Hardcover, 304 pages
Published September 25th, 2018 by Delacorte Press
Elizabeth Lavenza hasn't had a proper meal in weeks. Her thin arms are covered with bruises from her "caregiver," and she is on the verge of being thrown into the streets . . . until she is brought to the home of Victor Frankenstein, an unsmiling, solitary boy who has everything--except a friend.
Victor is her escape from misery. Elizabeth does everything she can to make herself indispensable--and it works. She is taken in by the Frankenstein family and rewarded with a warm bed, delicious food, and dresses of the finest silk. Soon she and Victor are inseparable.

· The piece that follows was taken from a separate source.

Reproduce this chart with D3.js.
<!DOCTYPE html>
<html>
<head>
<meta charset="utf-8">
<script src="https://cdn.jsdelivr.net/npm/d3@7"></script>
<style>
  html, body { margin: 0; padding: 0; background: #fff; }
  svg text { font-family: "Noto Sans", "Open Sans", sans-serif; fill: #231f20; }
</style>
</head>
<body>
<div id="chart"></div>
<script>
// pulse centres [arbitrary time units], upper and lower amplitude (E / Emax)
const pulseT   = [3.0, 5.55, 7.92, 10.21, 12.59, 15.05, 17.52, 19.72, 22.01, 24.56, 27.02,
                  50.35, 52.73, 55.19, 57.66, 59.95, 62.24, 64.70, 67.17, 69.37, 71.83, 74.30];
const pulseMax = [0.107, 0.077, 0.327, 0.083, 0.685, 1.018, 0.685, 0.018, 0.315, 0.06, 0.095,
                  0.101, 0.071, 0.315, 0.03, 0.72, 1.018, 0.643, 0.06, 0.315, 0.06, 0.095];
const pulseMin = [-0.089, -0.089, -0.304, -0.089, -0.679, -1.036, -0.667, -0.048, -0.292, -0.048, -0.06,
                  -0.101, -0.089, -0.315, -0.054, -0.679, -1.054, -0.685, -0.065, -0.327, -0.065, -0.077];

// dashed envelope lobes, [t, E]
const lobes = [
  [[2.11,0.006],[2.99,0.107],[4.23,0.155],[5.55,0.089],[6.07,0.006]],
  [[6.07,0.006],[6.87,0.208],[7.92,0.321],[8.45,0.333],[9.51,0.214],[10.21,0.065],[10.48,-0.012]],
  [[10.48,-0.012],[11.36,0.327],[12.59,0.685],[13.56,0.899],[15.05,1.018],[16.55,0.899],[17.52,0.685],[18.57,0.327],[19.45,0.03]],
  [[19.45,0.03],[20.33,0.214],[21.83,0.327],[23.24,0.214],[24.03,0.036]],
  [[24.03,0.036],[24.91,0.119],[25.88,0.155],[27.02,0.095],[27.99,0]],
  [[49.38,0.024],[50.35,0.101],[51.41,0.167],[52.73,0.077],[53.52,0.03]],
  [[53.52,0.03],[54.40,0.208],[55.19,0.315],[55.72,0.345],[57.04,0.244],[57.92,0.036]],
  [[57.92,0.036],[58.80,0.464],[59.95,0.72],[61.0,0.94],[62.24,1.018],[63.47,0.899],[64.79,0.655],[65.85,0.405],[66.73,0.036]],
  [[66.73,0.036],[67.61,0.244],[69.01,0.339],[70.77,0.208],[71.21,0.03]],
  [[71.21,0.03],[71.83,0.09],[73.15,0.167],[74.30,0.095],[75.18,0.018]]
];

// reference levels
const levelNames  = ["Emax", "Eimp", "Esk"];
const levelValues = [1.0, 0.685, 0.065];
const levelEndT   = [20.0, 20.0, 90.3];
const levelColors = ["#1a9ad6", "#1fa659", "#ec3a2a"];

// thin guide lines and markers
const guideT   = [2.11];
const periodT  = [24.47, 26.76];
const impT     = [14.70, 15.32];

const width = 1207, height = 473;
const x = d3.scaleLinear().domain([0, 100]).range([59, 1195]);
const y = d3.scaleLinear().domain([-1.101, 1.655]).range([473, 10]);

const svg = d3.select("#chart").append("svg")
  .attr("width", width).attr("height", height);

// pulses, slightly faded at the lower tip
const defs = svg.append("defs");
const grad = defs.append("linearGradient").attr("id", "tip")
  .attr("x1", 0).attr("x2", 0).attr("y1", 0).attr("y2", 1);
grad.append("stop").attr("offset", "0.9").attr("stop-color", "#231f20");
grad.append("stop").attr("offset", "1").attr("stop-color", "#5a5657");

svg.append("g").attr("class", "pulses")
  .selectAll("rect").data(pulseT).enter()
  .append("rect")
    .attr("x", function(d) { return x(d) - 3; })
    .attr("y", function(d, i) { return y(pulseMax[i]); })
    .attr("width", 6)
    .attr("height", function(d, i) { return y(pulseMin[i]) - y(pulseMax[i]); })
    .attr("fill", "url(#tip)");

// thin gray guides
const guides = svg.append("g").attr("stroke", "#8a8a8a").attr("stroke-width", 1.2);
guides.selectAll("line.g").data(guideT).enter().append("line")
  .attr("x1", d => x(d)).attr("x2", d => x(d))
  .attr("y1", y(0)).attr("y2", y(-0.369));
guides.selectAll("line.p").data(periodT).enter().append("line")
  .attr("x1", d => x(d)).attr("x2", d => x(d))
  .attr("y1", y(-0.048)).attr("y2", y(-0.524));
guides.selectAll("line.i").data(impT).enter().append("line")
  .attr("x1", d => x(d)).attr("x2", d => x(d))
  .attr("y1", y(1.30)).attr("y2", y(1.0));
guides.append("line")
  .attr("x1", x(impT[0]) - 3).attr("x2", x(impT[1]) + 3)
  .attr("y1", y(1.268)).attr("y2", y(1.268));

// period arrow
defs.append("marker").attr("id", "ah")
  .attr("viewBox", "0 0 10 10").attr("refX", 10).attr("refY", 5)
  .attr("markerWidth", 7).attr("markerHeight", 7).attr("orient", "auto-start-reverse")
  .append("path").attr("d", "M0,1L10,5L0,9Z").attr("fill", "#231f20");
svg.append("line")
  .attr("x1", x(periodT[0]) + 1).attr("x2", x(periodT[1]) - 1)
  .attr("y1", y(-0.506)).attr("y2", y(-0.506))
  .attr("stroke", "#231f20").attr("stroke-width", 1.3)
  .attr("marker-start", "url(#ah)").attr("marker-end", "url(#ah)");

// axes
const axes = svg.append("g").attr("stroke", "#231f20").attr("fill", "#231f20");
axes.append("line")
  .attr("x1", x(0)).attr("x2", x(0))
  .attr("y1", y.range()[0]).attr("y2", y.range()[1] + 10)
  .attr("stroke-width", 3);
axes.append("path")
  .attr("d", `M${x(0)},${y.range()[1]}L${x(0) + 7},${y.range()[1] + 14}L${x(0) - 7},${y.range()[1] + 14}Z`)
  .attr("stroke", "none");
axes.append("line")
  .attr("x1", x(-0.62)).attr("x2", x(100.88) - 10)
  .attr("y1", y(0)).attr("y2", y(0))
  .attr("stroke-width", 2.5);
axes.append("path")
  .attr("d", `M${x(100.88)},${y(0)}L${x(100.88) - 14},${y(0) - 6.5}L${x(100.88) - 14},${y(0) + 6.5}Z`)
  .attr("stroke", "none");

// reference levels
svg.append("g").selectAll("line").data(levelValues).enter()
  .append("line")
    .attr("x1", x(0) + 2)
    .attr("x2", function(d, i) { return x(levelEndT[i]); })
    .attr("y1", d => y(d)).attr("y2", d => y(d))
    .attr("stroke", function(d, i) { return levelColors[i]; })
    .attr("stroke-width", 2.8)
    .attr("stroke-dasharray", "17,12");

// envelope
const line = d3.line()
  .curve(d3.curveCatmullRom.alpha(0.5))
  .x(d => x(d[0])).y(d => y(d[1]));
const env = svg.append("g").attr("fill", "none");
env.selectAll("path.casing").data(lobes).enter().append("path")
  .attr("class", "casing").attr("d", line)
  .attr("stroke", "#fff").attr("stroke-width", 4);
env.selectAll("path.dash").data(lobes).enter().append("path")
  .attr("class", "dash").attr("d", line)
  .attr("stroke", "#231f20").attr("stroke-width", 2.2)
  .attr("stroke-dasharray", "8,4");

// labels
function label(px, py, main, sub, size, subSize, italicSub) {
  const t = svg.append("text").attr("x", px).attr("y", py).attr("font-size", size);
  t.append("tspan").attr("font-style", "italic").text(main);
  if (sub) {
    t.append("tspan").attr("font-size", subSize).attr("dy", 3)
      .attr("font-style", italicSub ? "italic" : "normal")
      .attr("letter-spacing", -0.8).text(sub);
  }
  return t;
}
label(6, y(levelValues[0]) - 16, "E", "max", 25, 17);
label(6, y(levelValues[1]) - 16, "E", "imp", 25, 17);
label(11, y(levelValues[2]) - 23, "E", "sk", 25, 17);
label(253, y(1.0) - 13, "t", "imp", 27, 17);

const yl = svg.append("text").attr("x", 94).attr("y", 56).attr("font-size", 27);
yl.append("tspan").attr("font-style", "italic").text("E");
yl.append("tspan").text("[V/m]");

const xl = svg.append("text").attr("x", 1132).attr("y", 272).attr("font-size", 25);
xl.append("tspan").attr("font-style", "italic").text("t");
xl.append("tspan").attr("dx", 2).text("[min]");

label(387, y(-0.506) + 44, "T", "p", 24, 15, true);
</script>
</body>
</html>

But her new life comes at a price. As the years pass, Elizabeth's survival depends on managing Victor's dangerous temper and entertaining his every whim, no matter how depraved. Behind her blue eyes and sweet smile lies the calculating heart of a girl determined to stay alive no matter the cost . . . as the world she knows is consumed by darkness.
The Dark Descent of Elizabeth Frankenstein is a retelling of Frankenstein by Mary Shelley, told from the viewpoint of Elizabeth. I haven't read the original classic, I was wanting to read it before this book, someday soon.

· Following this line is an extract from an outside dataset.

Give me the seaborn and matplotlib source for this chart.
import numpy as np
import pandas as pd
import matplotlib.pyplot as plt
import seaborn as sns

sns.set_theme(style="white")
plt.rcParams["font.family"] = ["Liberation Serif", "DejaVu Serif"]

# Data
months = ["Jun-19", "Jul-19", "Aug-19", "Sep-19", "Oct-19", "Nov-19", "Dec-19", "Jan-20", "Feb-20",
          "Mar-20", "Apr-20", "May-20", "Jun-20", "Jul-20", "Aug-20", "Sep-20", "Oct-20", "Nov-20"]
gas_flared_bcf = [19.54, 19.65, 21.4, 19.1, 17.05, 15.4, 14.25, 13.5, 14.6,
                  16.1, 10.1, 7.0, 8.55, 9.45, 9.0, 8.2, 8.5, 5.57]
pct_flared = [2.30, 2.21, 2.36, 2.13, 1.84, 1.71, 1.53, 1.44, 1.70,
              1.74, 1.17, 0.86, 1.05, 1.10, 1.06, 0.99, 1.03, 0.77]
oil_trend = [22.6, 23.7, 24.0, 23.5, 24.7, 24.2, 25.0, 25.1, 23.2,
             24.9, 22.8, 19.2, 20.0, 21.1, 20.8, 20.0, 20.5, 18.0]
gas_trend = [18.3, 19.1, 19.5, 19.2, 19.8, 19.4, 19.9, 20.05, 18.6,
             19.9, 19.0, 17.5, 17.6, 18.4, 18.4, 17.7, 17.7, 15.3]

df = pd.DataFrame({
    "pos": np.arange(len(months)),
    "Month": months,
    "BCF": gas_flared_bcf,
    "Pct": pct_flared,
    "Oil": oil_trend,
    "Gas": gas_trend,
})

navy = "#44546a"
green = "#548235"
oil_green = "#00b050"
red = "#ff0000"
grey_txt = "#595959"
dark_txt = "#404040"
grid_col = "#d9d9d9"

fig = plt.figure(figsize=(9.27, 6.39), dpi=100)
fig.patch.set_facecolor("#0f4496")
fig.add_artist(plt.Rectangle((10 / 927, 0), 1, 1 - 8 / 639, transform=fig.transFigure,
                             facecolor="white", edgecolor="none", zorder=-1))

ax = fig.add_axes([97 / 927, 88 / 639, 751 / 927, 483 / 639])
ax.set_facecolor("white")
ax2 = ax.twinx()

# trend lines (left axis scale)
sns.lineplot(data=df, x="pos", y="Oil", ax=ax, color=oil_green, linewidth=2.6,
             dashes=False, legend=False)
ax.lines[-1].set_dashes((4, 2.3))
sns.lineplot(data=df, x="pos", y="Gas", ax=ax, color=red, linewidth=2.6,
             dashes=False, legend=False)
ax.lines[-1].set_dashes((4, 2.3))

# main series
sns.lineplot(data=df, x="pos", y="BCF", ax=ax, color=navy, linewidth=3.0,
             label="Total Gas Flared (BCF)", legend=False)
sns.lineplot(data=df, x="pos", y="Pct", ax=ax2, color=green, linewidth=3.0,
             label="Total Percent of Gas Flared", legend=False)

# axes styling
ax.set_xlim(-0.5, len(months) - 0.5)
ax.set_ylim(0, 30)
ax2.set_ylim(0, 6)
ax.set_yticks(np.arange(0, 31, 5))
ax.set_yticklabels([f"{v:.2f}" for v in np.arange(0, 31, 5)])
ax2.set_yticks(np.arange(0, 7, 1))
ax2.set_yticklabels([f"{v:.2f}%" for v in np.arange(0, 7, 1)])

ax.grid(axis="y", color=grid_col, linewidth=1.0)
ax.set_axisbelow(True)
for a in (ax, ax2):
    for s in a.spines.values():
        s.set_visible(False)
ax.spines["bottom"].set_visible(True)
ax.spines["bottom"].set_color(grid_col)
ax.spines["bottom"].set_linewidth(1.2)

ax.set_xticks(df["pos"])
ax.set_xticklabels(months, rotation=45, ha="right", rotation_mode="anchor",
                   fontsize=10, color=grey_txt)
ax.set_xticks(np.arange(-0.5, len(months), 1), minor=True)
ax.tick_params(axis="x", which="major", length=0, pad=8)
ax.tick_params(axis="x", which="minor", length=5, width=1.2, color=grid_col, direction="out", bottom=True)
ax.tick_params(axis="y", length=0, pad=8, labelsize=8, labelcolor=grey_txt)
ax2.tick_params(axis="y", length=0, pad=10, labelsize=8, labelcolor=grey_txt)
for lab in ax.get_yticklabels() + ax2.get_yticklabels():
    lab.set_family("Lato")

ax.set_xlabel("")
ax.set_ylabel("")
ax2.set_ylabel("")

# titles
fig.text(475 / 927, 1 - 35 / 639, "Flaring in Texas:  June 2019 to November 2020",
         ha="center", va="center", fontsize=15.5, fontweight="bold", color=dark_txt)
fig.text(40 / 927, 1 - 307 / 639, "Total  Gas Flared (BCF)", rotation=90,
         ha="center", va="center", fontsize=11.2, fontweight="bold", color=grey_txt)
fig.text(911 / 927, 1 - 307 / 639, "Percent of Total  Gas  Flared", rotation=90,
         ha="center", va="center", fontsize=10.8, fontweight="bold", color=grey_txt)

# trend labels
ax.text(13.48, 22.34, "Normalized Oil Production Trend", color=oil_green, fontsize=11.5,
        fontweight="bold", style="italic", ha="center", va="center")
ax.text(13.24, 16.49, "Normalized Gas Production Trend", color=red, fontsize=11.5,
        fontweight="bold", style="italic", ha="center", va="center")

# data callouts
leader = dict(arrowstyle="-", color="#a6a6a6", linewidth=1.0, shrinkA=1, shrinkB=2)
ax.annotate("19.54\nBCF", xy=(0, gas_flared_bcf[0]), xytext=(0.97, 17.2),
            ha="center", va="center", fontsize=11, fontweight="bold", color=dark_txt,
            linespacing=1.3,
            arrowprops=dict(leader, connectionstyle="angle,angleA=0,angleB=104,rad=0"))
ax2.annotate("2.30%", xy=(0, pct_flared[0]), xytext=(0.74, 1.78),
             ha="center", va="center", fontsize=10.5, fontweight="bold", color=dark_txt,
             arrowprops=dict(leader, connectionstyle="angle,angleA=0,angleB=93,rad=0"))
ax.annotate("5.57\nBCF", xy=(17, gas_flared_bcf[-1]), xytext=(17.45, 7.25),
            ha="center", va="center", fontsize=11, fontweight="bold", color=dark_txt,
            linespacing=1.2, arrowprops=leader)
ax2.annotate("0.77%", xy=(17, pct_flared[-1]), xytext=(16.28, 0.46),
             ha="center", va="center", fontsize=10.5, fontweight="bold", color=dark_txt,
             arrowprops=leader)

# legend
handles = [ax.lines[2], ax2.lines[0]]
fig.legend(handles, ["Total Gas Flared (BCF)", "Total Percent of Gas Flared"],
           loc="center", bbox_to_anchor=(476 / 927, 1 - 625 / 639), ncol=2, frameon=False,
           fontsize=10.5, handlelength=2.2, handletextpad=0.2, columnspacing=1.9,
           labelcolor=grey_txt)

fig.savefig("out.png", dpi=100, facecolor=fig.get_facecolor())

I had a problem with the pacing of this book. The beginning was a bit slow for me, then it picked up and was so much interesting. The slow start may be that it was very character driven, and the plot wasn’t very interesting. Elizabeth is basically searching for Victor throughout Ingolstadt, which took way too long for her to find him. But, once Elizabeth finds Victor, that is when the story really begins and kept me engrossed until the end. There were plot twists throughout the book that took me by surprise.
This is the first book I’ve read by Kiersten White and I did like how she wrote about the abusive relationship between Victor and Elizabeth. I also enjoyed that another woman, Mary, was there to help Elizabeth escape the relationship. Although, I was puzzled about why Elizabeth had developed any affections towards Victor and not Henry. The relationship between Victor and Elizabeth was far from romantic.
For such a short book it was memorable, especially the ending. It’s a good book for the Halloween season.